В редких случаях требовались дополнительные усилия, чтобы довести задуманное штабом до конца. До логического конца…
— На метро подбросите? Десять баксов.
— Нет, простите. Занят!
С деньгами у подполковника все было в порядке.
— Второй-то… он что за мужик был?
Вопрос прозвучал нехотя, только чтобы не дать окончательно застояться предутренней тишине.
Дагутин устало приподнял веки:
— Нормальный мужик… Теперь-то чего уж! Отставник.
Непонятно почему, но это показалось всем исчерпывающей характеристикой. Опять замолчали, и Виноградов некстати вспомнил дагутинское, перед дверью: «…Я сейчас с ним потолку-ую!»
Не потолкует теперь.
Соседа угробили сразу же, вместе с Завидовским — может, чтобы свидетеля лишнего не оставлять, а может, просто чтоб под ногами не мешался. Даже прятать никуда не стали, так и лежал бедняга посреди кухни, со стаканом в руке и дырою в затылке… Когда прибыла опергруппа, из крана еще вытекала тоненькой струйкой вода.
— Господи, пошли мне трудную жизнь и легкую смерть!

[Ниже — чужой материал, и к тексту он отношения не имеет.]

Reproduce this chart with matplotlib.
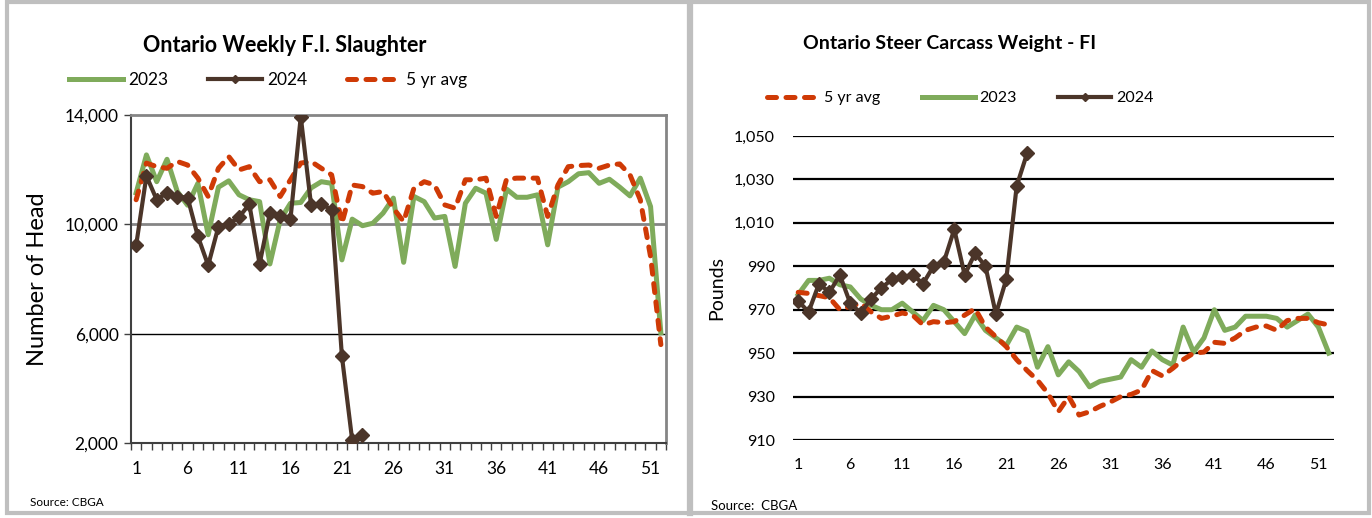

Сержант, коротавший вместе с Борисом и Виноградовым время в дагутинской комнате, с уважением посмотрел на Виноградова:
— Это молитва такая?
— В некотором роде. Цитата!
— Ага… — Милиционер не знал толком, как себя вести с двумя хлопотными гражданами, предоставленными его попечению: вроде не задержанные, но… Утешало, что не только свое, родное, но даже понаехавшее невесть из какого дальнего отдела начальство само не определилось. А следователь, тот просто махнул ладошкой в сторону дядечек из уголовного розыска, мол, им решать — и покатил в кабинет, стучать по клавишам.
— За-дол-ба-ли! — смачно выругался Дагутин.
— Да уж! — согласился с ним Владимир Александрович. Пожалуй, вторая ночь под присмотром милицейских фуражек — это не повод для оптимизма.
— Я вот что думаю… я уже начальству говорил. — Сержант почувствовал загустевшее в воздухе раздражение и попытался взять инициативу: — Этот мужик, сосед — он ведь кого-то напоить хотел!
— Да?
— Точно! Пошел в кухню, воды набрать, они за ним — и завалили.
— Шерлок ты наш Холмс… второго года службы.
— Подожди, Боря, не рычи на юношу! — Скорее всего, в Виноградове умер великий педагог. Он питал неистребимую симпатию ко всем, кто тянется к свету знаний, кто еще способен напрягать мозги. — Подожди… А что, если наоборот?
— Как это?
— Ну, допустим, некто приглашает беднягу на кухню, для доверительной беседы. Чтобы без посторонних ушей. Выслушивает, узнает, что надо, — и ликвидирует. А насчет попить — просто попросил, для отвлечения внимания.
— Это чьих таких посторонних ушей? — хмыкнул Борис.